=== DATASET CONTENT ===
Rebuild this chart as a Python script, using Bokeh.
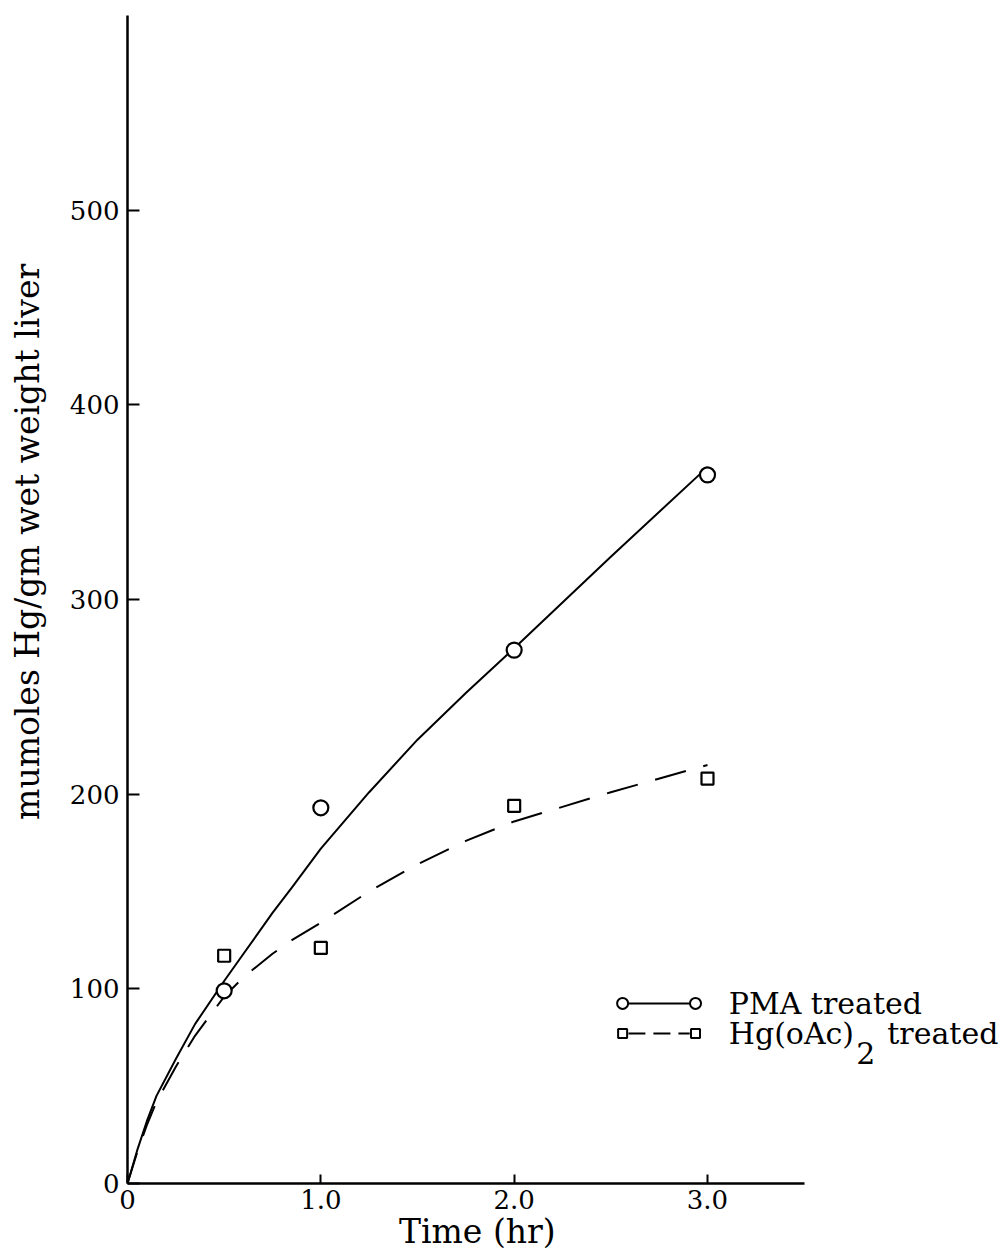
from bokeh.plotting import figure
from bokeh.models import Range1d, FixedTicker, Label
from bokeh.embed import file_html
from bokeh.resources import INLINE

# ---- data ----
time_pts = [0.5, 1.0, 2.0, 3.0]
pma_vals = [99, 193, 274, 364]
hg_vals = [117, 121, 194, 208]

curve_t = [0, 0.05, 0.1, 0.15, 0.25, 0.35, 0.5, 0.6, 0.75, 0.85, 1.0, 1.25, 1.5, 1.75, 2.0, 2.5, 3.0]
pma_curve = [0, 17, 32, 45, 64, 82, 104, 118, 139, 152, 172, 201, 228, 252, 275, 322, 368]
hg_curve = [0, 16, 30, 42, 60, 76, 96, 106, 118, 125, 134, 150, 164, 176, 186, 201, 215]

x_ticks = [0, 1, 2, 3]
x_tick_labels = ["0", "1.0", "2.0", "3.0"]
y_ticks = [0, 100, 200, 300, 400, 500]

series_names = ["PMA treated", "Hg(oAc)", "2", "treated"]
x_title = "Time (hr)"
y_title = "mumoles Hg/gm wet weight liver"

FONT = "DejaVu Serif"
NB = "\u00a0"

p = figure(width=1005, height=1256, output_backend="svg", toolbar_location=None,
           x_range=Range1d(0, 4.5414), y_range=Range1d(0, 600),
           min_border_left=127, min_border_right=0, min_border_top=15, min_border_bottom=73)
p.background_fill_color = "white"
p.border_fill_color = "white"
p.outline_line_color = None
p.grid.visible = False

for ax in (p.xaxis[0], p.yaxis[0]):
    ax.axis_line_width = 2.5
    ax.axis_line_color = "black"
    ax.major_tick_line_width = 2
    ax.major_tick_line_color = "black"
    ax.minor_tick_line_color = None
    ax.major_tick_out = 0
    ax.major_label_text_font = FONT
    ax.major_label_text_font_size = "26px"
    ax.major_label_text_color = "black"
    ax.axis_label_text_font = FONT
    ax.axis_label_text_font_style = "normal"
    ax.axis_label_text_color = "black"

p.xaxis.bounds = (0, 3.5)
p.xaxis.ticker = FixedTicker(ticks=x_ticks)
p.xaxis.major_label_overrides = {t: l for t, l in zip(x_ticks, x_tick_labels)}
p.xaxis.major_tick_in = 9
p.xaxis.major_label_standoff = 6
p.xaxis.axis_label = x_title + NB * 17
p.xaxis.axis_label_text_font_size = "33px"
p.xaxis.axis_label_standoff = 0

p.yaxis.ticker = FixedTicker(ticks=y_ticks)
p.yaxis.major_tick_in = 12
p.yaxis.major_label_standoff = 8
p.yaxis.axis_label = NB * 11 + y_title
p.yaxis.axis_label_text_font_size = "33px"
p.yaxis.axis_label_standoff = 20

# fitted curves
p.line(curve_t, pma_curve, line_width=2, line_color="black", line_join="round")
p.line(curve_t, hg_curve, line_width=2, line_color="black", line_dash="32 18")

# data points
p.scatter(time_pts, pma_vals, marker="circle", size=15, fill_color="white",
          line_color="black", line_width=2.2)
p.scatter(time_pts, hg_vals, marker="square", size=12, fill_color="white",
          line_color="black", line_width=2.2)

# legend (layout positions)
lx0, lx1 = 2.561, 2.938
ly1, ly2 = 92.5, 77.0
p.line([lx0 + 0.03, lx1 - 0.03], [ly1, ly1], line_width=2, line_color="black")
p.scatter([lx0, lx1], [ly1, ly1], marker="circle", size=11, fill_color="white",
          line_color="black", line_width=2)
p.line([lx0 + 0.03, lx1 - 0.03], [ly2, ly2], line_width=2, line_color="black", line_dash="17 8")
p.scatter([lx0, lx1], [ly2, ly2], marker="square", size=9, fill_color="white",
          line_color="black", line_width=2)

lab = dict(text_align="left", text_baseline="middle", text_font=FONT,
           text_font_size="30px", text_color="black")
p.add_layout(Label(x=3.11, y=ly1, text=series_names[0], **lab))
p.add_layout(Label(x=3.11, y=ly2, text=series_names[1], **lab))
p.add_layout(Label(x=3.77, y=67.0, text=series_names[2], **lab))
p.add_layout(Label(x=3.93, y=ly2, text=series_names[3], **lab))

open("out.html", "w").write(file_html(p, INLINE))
===
EXERCISE: Omit every picture while copying the listing above exactly.

FULL RESPONSE:
Rebuild this chart as a Python script, using Bokeh.
from bokeh.plotting import figure
from bokeh.models import Range1d, FixedTicker, Label
from bokeh.embed import file_html
from bokeh.resources import INLINE

# ---- data ----
time_pts = [0.5, 1.0, 2.0, 3.0]
pma_vals = [99, 193, 274, 364]
hg_vals = [117, 121, 194, 208]

curve_t = [0, 0.05, 0.1, 0.15, 0.25, 0.35, 0.5, 0.6, 0.75, 0.85, 1.0, 1.25, 1.5, 1.75, 2.0, 2.5, 3.0]
pma_curve = [0, 17, 32, 45, 64, 82, 104, 118, 139, 152, 172, 201, 228, 252, 275, 322, 368]
hg_curve = [0, 16, 30, 42, 60, 76, 96, 106, 118, 125, 134, 150, 164, 176, 186, 201, 215]

x_ticks = [0, 1, 2, 3]
x_tick_labels = ["0", "1.0", "2.0", "3.0"]
y_ticks = [0, 100, 200, 300, 400, 500]

series_names = ["PMA treated", "Hg(oAc)", "2", "treated"]
x_title = "Time (hr)"
y_title = "mumoles Hg/gm wet weight liver"

FONT = "DejaVu Serif"
NB = "\u00a0"

p = figure(width=1005, height=1256, output_backend="svg", toolbar_location=None,
           x_range=Range1d(0, 4.5414), y_range=Range1d(0, 600),
           min_border_left=127, min_border_right=0, min_border_top=15, min_border_bottom=73)
p.background_fill_color = "white"
p.border_fill_color = "white"
p.outline_line_color = None
p.grid.visible = False

for ax in (p.xaxis[0], p.yaxis[0]):
    ax.axis_line_width = 2.5
    ax.axis_line_color = "black"
    ax.major_tick_line_width = 2
    ax.major_tick_line_color = "black"
    ax.minor_tick_line_color = None
    ax.major_tick_out = 0
    ax.major_label_text_font = FONT
    ax.major_label_text_font_size = "26px"
    ax.major_label_text_color = "black"
    ax.axis_label_text_font = FONT
    ax.axis_label_text_font_style = "normal"
    ax.axis_label_text_color = "black"

p.xaxis.bounds = (0, 3.5)
p.xaxis.ticker = FixedTicker(ticks=x_ticks)
p.xaxis.major_label_overrides = {t: l for t, l in zip(x_ticks, x_tick_labels)}
p.xaxis.major_tick_in = 9
p.xaxis.major_label_standoff = 6
p.xaxis.axis_label = x_title + NB * 17
p.xaxis.axis_label_text_font_size = "33px"
p.xaxis.axis_label_standoff = 0

p.yaxis.ticker = FixedTicker(ticks=y_ticks)
p.yaxis.major_tick_in = 12
p.yaxis.major_label_standoff = 8
p.yaxis.axis_label = NB * 11 + y_title
p.yaxis.axis_label_text_font_size = "33px"
p.yaxis.axis_label_standoff = 20

# fitted curves
p.line(curve_t, pma_curve, line_width=2, line_color="black", line_join="round")
p.line(curve_t, hg_curve, line_width=2, line_color="black", line_dash="32 18")

# data points
p.scatter(time_pts, pma_vals, marker="circle", size=15, fill_color="white",
          line_color="black", line_width=2.2)
p.scatter(time_pts, hg_vals, marker="square", size=12, fill_color="white",
          line_color="black", line_width=2.2)

# legend (layout positions)
lx0, lx1 = 2.561, 2.938
ly1, ly2 = 92.5, 77.0
p.line([lx0 + 0.03, lx1 - 0.03], [ly1, ly1], line_width=2, line_color="black")
p.scatter([lx0, lx1], [ly1, ly1], marker="circle", size=11, fill_color="white",
          line_color="black", line_width=2)
p.line([lx0 + 0.03, lx1 - 0.03], [ly2, ly2], line_width=2, line_color="black", line_dash="17 8")
p.scatter([lx0, lx1], [ly2, ly2], marker="square", size=9, fill_color="white",
          line_color="black", line_width=2)

lab = dict(text_align="left", text_baseline="middle", text_font=FONT,
           text_font_size="30px", text_color="black")
p.add_layout(Label(x=3.11, y=ly1, text=series_names[0], **lab))
p.add_layout(Label(x=3.11, y=ly2, text=series_names[1], **lab))
p.add_layout(Label(x=3.77, y=67.0, text=series_names[2], **lab))
p.add_layout(Label(x=3.93, y=ly2, text=series_names[3], **lab))

open("out.html", "w").write(file_html(p, INLINE))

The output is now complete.